**Directions**:
Repeat the material exactly from its first line to the line that includes "plt.rcParams['font.family'] = ['Liberation". Skip pictures.

**Dataset section**:
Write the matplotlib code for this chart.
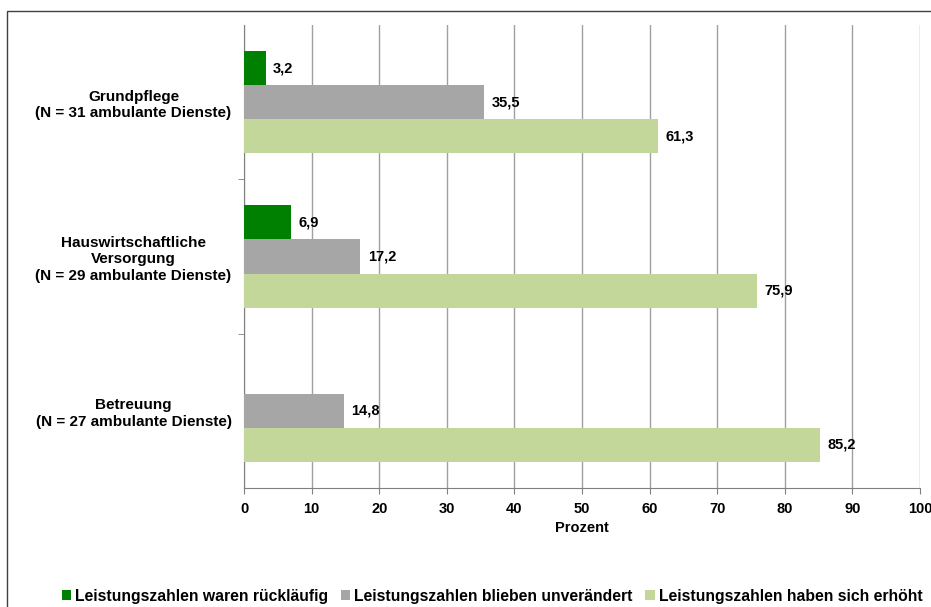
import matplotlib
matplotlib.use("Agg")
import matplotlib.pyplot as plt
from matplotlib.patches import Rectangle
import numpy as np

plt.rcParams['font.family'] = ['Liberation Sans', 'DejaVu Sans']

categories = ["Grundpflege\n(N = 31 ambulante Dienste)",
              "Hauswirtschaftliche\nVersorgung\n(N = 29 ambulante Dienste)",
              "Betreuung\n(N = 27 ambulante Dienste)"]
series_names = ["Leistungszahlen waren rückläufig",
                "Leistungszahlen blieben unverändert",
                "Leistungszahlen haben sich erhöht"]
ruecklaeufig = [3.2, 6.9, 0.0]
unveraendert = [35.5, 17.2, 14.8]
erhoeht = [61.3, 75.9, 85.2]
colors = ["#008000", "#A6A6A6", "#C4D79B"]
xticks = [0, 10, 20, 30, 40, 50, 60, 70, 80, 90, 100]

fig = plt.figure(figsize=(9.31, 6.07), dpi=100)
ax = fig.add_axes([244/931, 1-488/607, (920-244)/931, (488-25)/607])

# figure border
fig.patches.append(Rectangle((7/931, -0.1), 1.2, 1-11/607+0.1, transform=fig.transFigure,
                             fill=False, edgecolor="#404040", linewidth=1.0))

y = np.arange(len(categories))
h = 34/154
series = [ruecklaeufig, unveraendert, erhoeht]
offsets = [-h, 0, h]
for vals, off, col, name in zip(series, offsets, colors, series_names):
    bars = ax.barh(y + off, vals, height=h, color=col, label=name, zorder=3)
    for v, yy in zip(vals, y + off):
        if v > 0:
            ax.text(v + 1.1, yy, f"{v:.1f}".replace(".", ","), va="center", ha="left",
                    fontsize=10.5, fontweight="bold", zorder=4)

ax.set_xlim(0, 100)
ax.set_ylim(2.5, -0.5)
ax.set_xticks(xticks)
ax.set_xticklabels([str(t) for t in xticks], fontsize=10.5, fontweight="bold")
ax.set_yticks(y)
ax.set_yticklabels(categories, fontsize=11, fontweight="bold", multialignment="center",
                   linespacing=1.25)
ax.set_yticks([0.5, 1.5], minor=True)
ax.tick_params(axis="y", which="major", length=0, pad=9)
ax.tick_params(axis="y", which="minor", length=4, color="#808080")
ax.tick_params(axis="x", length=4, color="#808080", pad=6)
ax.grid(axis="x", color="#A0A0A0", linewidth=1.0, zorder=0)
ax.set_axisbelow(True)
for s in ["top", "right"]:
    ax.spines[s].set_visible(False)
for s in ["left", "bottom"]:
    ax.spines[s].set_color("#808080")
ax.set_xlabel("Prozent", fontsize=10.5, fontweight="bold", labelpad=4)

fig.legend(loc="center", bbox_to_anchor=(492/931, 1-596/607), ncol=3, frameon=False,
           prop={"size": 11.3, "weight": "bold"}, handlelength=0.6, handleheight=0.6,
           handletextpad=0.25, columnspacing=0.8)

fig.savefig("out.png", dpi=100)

**Output for this task**:
Write the matplotlib code for this chart.
import matplotlib
matplotlib.use("Agg")
import matplotlib.pyplot as plt
from matplotlib.patches import Rectangle
import numpy as np

plt.rcParams['font.family'] = ['Liberation Sans', 'DejaVu Sans']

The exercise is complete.